• _DATA RECORDS_:
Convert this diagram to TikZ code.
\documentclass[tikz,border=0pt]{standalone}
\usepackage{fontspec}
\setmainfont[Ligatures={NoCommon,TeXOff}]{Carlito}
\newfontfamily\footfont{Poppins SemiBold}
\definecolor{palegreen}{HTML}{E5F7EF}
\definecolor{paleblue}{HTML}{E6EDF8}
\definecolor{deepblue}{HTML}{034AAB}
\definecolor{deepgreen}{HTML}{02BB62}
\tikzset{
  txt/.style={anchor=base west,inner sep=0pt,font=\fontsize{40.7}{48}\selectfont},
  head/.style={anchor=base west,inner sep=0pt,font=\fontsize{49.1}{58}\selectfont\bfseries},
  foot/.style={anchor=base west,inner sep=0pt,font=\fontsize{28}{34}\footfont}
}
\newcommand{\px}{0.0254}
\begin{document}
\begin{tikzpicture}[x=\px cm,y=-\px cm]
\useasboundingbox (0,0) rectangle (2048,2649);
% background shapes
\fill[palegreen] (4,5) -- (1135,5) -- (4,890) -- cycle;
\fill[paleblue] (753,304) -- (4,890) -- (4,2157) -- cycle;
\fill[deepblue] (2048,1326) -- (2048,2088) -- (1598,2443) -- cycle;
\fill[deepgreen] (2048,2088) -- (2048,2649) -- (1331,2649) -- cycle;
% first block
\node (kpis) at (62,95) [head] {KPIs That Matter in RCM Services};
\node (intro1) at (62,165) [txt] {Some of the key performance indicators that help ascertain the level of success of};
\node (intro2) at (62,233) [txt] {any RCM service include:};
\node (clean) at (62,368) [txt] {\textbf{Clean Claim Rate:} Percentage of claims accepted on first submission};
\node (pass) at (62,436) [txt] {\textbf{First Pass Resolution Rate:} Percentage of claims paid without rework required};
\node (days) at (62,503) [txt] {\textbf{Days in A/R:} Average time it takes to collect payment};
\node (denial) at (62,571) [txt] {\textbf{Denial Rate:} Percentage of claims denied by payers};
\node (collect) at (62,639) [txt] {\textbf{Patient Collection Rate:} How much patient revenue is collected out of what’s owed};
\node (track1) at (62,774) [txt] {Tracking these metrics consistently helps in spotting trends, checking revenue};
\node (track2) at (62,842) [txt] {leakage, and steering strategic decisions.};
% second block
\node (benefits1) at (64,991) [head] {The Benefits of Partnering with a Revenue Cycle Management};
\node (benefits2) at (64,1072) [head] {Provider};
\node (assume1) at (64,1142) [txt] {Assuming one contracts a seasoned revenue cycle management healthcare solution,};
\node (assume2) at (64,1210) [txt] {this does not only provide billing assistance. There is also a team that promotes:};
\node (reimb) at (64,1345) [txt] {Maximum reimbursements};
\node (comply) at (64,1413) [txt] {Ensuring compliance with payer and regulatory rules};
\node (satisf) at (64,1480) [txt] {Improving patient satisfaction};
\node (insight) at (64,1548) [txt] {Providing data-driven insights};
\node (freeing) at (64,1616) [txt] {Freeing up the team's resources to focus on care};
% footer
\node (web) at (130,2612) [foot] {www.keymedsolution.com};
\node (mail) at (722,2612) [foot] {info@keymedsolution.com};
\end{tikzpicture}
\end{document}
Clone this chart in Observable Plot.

• _GOAL_: Take each line of the material that contains the word "this" and list it.

• _TASK SOLUTION_:
Convert this diagram to TikZ code.
\node (assume2) at (64,1210) [txt] {this does not only provide billing assistance. There is also a team that promotes:};
Clone this chart in Observable Plot.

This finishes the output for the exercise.